Large deviation principle for dynamical systems coupled with diffusion-transmutation processes

TL;DR

This paper develops a large deviation principle for dynamical systems with small random perturbations coupled with transmutation processes, analyzing exit probabilities and their implications for related PDE systems.

Contribution

It introduces a mathematical framework for systems with mode-switching and small noise, providing asymptotic estimates and large deviation principles for exit problems.

Findings

Established a large deviation principle for coupled systems with transmutation.

Derived asymptotic exit probabilities and their distributional limits.
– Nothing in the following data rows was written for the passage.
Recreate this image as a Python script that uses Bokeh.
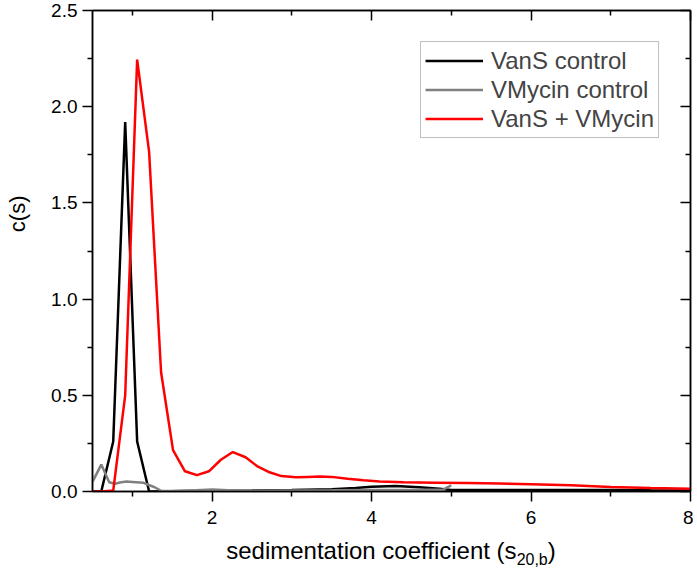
from bokeh.plotting import figure
from bokeh.models import (Range1d, LinearAxis, FixedTicker, PrintfTickFormatter,
                          Legend, LegendItem, Title, Div)
from bokeh.layouts import column
from bokeh.embed import file_html
from bokeh.resources import INLINE

# ---- data ----
vans_x = [0.5, 0.61, 0.76, 0.91, 1.06, 1.21, 1.36, 1.6, 2.0, 2.5, 3.0, 3.5, 3.8, 4.0,
          4.3, 4.6, 4.85, 5.0, 5.5, 6.0, 6.5, 7.0, 7.5, 8.0]
vans_y = [0.0, 0.0, 0.26, 1.92, 0.26, 0.0, 0.0, 0.002, 0.004, 0.005, 0.008, 0.012, 0.018,
          0.025, 0.028, 0.022, 0.014, 0.008, 0.008, 0.008, 0.008, 0.008, 0.006, 0.005]

vmyc_x = [0.5, 0.61, 0.71, 0.78, 0.86, 0.93, 1.0, 1.14, 1.28, 1.36, 1.45, 1.6, 1.8, 2.0,
          2.2, 2.5, 3.0, 3.5, 4.0, 4.5, 4.9, 4.95, 5.0]
vmyc_y = [0.05, 0.14, 0.048, 0.04, 0.048, 0.052, 0.05, 0.045, 0.022, 0.004, 0.002, 0.003,
          0.006, 0.01, 0.006, 0.004, 0.005, 0.006, 0.008, 0.008, 0.01, 0.022, 0.032]

mix_x = [0.5, 0.61, 0.76, 0.91, 1.06, 1.21, 1.36, 1.51, 1.66, 1.81, 1.96, 2.11, 2.26, 2.42,
         2.57, 2.72, 2.87, 3.05, 3.2, 3.35, 3.5, 3.7, 3.9, 4.1, 4.4, 4.8, 5.2, 5.6, 6.0,
         6.5, 7.0, 7.5, 8.0]
mix_y = [0.0, 0.0, 0.005, 0.5, 2.245, 1.765, 0.62, 0.215, 0.105, 0.085, 0.105, 0.165, 0.205,
         0.178, 0.13, 0.1, 0.08, 0.074, 0.076, 0.078, 0.076, 0.066, 0.058, 0.052, 0.048,
         0.046, 0.044, 0.042, 0.038, 0.032, 0.024, 0.018, 0.014]

series_names = ["VanS control", "VMycin control", "VanS + VMycin"]
series_colors = ["#000000", "#808080", "#ff0000"]

x_major = [2, 4, 6, 8]
x_minor = [1, 3, 5, 7]
y_major = [0.0, 0.5, 1.0, 1.5, 2.0, 2.5]
y_minor = [0.25, 0.75, 1.25, 1.75, 2.25]

y_title = "c(s)"
x_title_main = "sedimentation coefficient (s"
x_title_sub = "20,b"

FONT = "Liberation Sans"

p = figure(width=693, height=536, output_backend="svg", toolbar_location=None,
           x_range=Range1d(0.5, 8), y_range=Range1d(0, 2.5),
           x_axis_location=None, y_axis_location=None,
           min_border_left=92, min_border_right=3, min_border_top=10, min_border_bottom=45)
p.xgrid.visible = False
p.ygrid.visible = False
p.outline_line_color = "black"
p.outline_line_width = 1.5
p.background_fill_color = "white"
p.border_fill_color = "white"


def make_axis(ticks, minor, labels, out_len, in_len, fmt=None):
    ax = LinearAxis(ticker=FixedTicker(ticks=ticks, minor_ticks=minor))
    ax.axis_line_color = "black"
    ax.axis_line_width = 1.5
    ax.major_tick_line_color = "black"
    ax.minor_tick_line_color = "black"
    ax.major_tick_line_width = 1.5
    ax.minor_tick_line_width = 1.5
    ax.major_tick_out = out_len
    ax.major_tick_in = in_len
    ax.minor_tick_out = out_len // 2 if out_len else 0
    ax.minor_tick_in = in_len // 2 if in_len else 0
    if labels:
        ax.major_label_text_font = FONT
        ax.major_label_text_font_size = "19px"
        ax.major_label_text_color = "black"
        if fmt:
            ax.formatter = PrintfTickFormatter(format=fmt)
    else:
        ax.major_label_text_font_size = "0px"
        ax.major_label_standoff = 0
        ax.major_label_text_color = None
    return ax


xb = make_axis(x_major, x_minor, True, 10, 0)
xb.major_label_standoff = 9
p.add_layout(xb, "below")
yl = make_axis(y_major, y_minor, True, 10, 0, "%.1f")
yl.major_label_standoff = 5
p.add_layout(yl, "left")
xt = make_axis(x_major, x_minor, False, 0, 10)
p.add_layout(xt, "above")
yr = make_axis(y_major, y_minor, False, 0, 10)
p.add_layout(yr, "right")

# empty spacer between the tick labels and the y title
p.add_layout(Title(text=" ", text_font=FONT, text_font_size="15px",
                   text_font_style="normal", standoff=0), "left")
p.add_layout(Title(text=y_title, align="right", offset=185, standoff=0, text_font=FONT,
                   text_font_size="22px", text_font_style="normal",
                   text_color="black"), "left")

r1 = p.line(vans_x, vans_y, line_color=series_colors[0], line_width=2.5)
r2 = p.line(vmyc_x, vmyc_y, line_color=series_colors[1], line_width=2.5)
r3 = p.line(mix_x, mix_y, line_color=series_colors[2], line_width=2.5)

legend = Legend(items=[LegendItem(label=series_names[0], renderers=[r1]),
                       LegendItem(label=series_names[1], renderers=[r2]),
                       LegendItem(label=series_names[2], renderers=[r3])],
                location="top_right", margin=31, padding=4, spacing=0,
                glyph_width=58, glyph_height=29, label_height=29, label_standoff=8,
                label_text_font=FONT, label_text_font_size="24px",
                label_text_baseline="middle",
                border_line_color="#808080", border_line_width=1.2,
                background_fill_alpha=1.0)
p.add_layout(legend, "center")

xlabel = Div(text=f"{x_title_main}<sub style='font-size:16px'>{x_title_sub}</sub>)",
             width=598, height=36, margin=(2, 0, 0, 92),
             styles={"font-family": FONT, "font-size": "24px", "line-height": "26px",
                     "text-align": "center", "color": "black", "width": "598px"})

layout = column(p, xlabel, spacing=0)
open("out.html", "w").write(file_html(layout, INLINE))
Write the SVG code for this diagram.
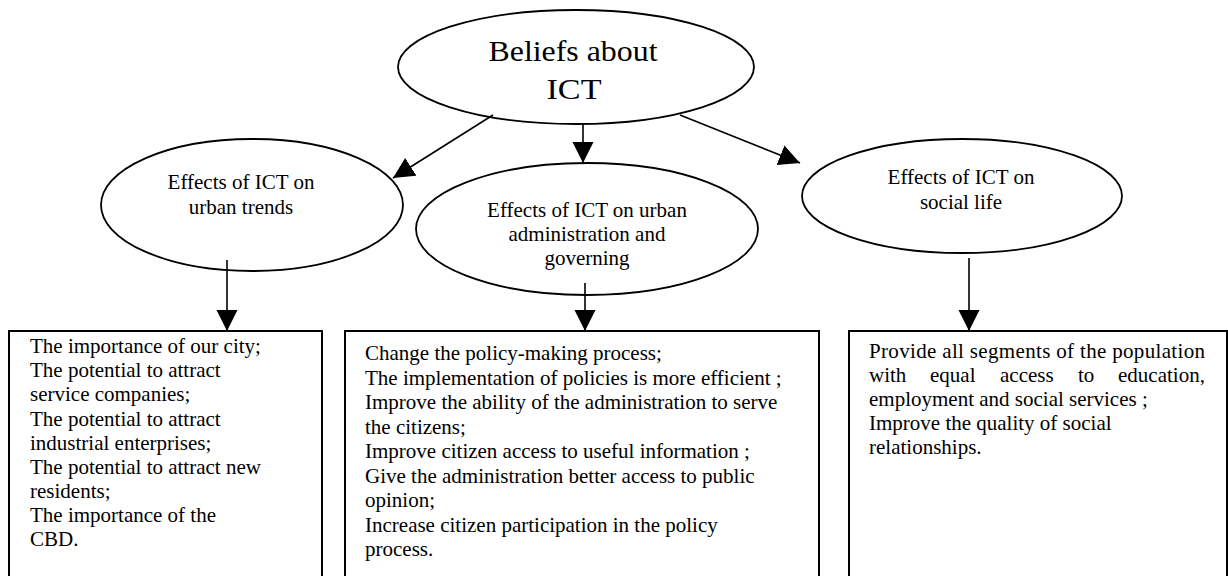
<svg xmlns="http://www.w3.org/2000/svg" width="1228" height="576" viewBox="0 0 1228 576">
<style>
  .shape { fill: #fff; stroke: #000; stroke-width: 1.8; }
  .box { fill: #fff; stroke: #000; stroke-width: 2; }
  .conn { stroke: #000; stroke-width: 1.6; fill: none; marker-end: url(#arrow); }
  text { font-family: "Liberation Serif", "Times New Roman", serif; fill: #000; }
  .title { font-size: 29px; text-anchor: middle; }
  .lbl { font-size: 21px; text-anchor: middle; }
  .body { font-size: 21px; }
</style>
<defs>
  <marker id="arrow" markerUnits="userSpaceOnUse" markerWidth="22" markerHeight="22" refX="21" refY="10.5" orient="auto" viewBox="0 0 22 22">
    <path d="M0,0 L21,10.5 L0,21 z" fill="#000"/>
  </marker>
</defs>
<rect width="1228" height="576" fill="#fff"/>

<g id="box-urban">
  <rect class="box" x="9" y="331" width="313" height="260"/>
  <text class="body">
    <tspan x="30" y="353">The importance of our city;</tspan>
    <tspan x="30" y="377">The potential to attract</tspan>
    <tspan x="30" y="401">service companies;</tspan>
    <tspan x="30" y="426">The potential to attract</tspan>
    <tspan x="30" y="450">industrial enterprises;</tspan>
    <tspan x="30" y="474">The potential to attract new</tspan>
    <tspan x="30" y="498">residents;</tspan>
    <tspan x="30" y="522">The importance of the</tspan>
    <tspan x="30" y="546">CBD.</tspan>
  </text>
</g>

<g id="box-admin">
  <rect class="box" x="345" y="331" width="474" height="260"/>
  <text class="body">
    <tspan x="365" y="360">Change the policy-making process;</tspan>
    <tspan x="365" y="385">The implementation of policies is more efficient ;</tspan>
    <tspan x="365" y="409">Improve the ability of the administration to serve</tspan>
    <tspan x="365" y="434">the citizens;</tspan>
    <tspan x="365" y="458">Improve citizen access to useful information ;</tspan>
    <tspan x="365" y="483">Give the administration better access to public</tspan>
    <tspan x="365" y="507">opinion;</tspan>
    <tspan x="365" y="532">Increase citizen participation in the policy</tspan>
    <tspan x="365" y="556">process.</tspan>
  </text>
</g>

<g id="box-social">
  <rect class="box" x="849" y="331" width="378" height="260"/>
  <text class="body">
    <tspan x="869" y="358" textLength="336" lengthAdjust="spacing">Provide all segments of the population</tspan>
    <tspan x="869" y="382">with</tspan><tspan x="930" y="382">equal</tspan><tspan x="1000" y="382">access</tspan><tspan x="1078" y="382">to</tspan><tspan x="1118" y="382">education,</tspan>
    <tspan x="869" y="406">employment and social services ;</tspan>
    <tspan x="869" y="430">Improve the quality of social</tspan>
    <tspan x="869" y="454">relationships.</tspan>
  </text>
</g>

<g id="node-beliefs">
  <ellipse class="shape" cx="576" cy="67" rx="178" ry="57"/>
  <text class="title"><tspan x="573" y="61" textLength="169" lengthAdjust="spacingAndGlyphs">Beliefs about</tspan></text>
  <text class="title"><tspan x="574" y="99" textLength="55" lengthAdjust="spacingAndGlyphs">ICT</tspan></text>
</g>

<g id="node-urban">
  <ellipse class="shape" cx="252" cy="205" rx="151" ry="66"/>
  <text class="lbl"><tspan x="241" y="189">Effects of ICT on</tspan><tspan x="241" y="214">urban trends</tspan></text>
</g>

<g id="node-admin">
  <ellipse class="shape" cx="587" cy="229" rx="171" ry="66"/>
  <text class="lbl"><tspan x="587" y="217">Effects of ICT on urban</tspan><tspan x="587" y="241">administration and</tspan><tspan x="587" y="265">governing</tspan></text>
</g>

<g id="node-social">
  <ellipse class="shape" cx="962" cy="196" rx="160" ry="57"/>
  <text class="lbl"><tspan x="961" y="184">Effects of ICT on</tspan><tspan x="961" y="209">social life</tspan></text>
</g>

<g id="connectors">
  <line class="conn" x1="493" y1="115" x2="393" y2="178"/>
  <line class="conn" x1="583" y1="123" x2="583" y2="163"/>
  <line class="conn" x1="680" y1="115" x2="800" y2="163"/>
  <line class="conn" x1="227" y1="260" x2="227" y2="331"/>
  <line class="conn" x1="585" y1="283" x2="585" y2="331"/>
  <line class="conn" x1="969" y1="258" x2="969" y2="331"/>
</g>
</svg>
Connected exit behavior to solutions of PDE systems with small parameters.

Abstract

In this paper, we introduce a mathematical apparatus that is relevant for understanding a dynamical system with small random perturbations and coupled with the so-called transmutation process -- where the latter jumps from one mode to another, and thus modifying the dynamics of the system. In particular, we study the exit problem, i.e., an asymptotic estimate for the exit probabilities with which the corresponding processes exit from a given bounded open domain, and then formally prove a large deviation principle for the exit position joint with the type occupation times as the random perturbation vanishes. Moreover, under certain conditions, the exit place and the type of distribution at the exit time are determined and, as a consequence of this, such information also give the limit of the Dirichlet problems for the associated partial differential equation systems with a vanishing small parameter.